Illustriamo la parte della normativa sul Concordato Preventivo Biennale relativa ai controlli, coordinandola con quanto sorprendentemente affermato dalla circolare 18, che ha decisamente modificato i criteri di calcolo della convenienza economica verso l’istituto: da quali verifiche fiscali protegge l’adesione al concordato preventivo?
Uno degli aspetti decisamente – quanto immotivatamente – sottovalutati del concordato preventivo biennale è senz’altro quello relativo alla copertura dagli accertamenti.
Il concordato preventivo biennale proteggerà da accertamenti e verifiche fiscali?
L’art. 34 del decreto legislativo n. 13/2024, prevede che per i periodi d’imposta oggetto di concordato, tutti i soggetti che vi aderiranno non potranno essere sottoposti agli accertamenti analitici, analitico-induttivi o presuntivi e induttivi puri ai fini delle imposte dirette (in una parola, agli accertamenti di cui all’art. 39 del DPR n. 600/73).
Tuttavia, tale copertura non opera se, in esito all’attività istruttoria dell’Amministrazione finanziaria ricorrano le cause di decadenza dal CPB. E’ il caso in cui a seguito di verifica siano emersi redditi non dichiarati o costi indeducibili per un importo superiore al 30% dei ricavi dichiarati relativamente ai periodi di imposta oggetto di concordato o a quello precedente; al riguardo, si fa notare come il riferimento percentuale all’ammontare dei ricavi dichiarati può senz’altro essere una buona soglia.
Molto interessante, al riguardo, la precisazione della circolare n. 18/2024, laddove si afferma che in ogni caso, nei confronti dei soggetti ISA (esclusi quindi i forfettari) che hanno aderito al CPB, l’eventuale attività di accertamento per i periodi d’imposta oggetto di concordato non assume a riferimento ricostruzioni analitico-induttive (e ciò sia per le imposte dirette sia per l’IVA), così come previsto da uno dei benefici del regime premiale ISA, che opera anche per chi aderisce al CPB.
A questo punto, l’ombrello contro l’accertamento dei soggetti ISA è il seguente:
- non possono essere emessi avvisi di accertamento analitici-induttivi ai fini delle imposte dirette e IVA, qualsiasi sia l’importo;
- non possono essere emessi avvisi di accertamento analitici e induttivi ai fini delle imposte dirette (non anche IVA, dunque, in questo caso, stante la esplicita irrilevanza prevista dalla norma), se conseguenti ad attività istruttoria se non determinano la decadenza dal concordato (ossia per un importo inferiore al 30% dei ricavi dichiarati).
Un ombrello tutt’altro che piccolo!
Quali sono i periodi coperti da concordato?
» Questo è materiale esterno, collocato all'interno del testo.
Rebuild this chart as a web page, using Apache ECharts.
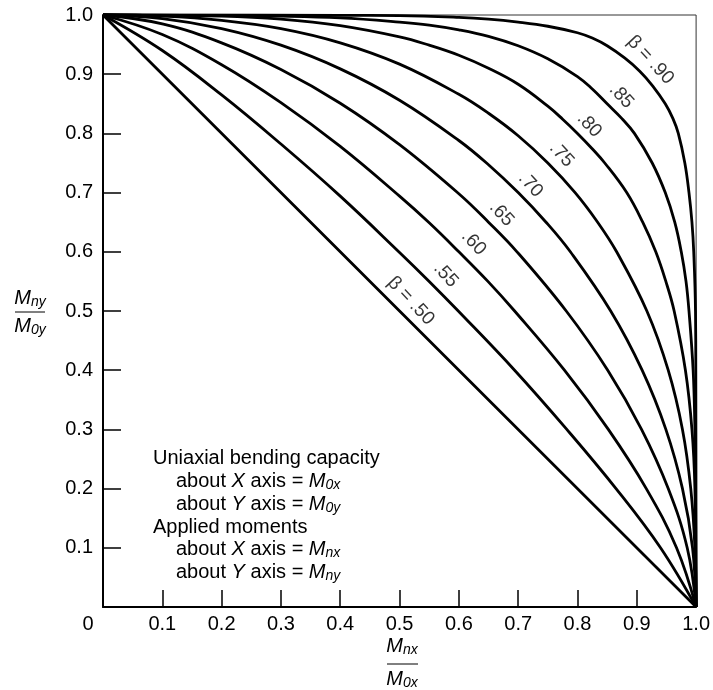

Ricordiamo che il totale riparo (citato dalla circolare 18) dagli accertamenti analitico-induttivi vale solo per gli anni oggetto di concordato, non anche per il 2023, annualità per la quale la stessa copertura potrà essere assicurata solo da un punteggio almeno pari a 8,5 (o 9, se media degli anni 2022 e 2023). Nel caso di punteggio ISA inferiore per il 2023, la decadenza potrebbe derivare anche da un accertamento analitico-induttivo da cui scaturisca un maggior reddito superiore al 30%.
Per chi deciderà di aderire al CPB, questo è dunque forse l’unico caso in cui diventa importante ottenere un punteggio almeno pari alla predetta soglia (8,5 o 9), anche per effetto dell’indicazione di ulteriori componenti positivi.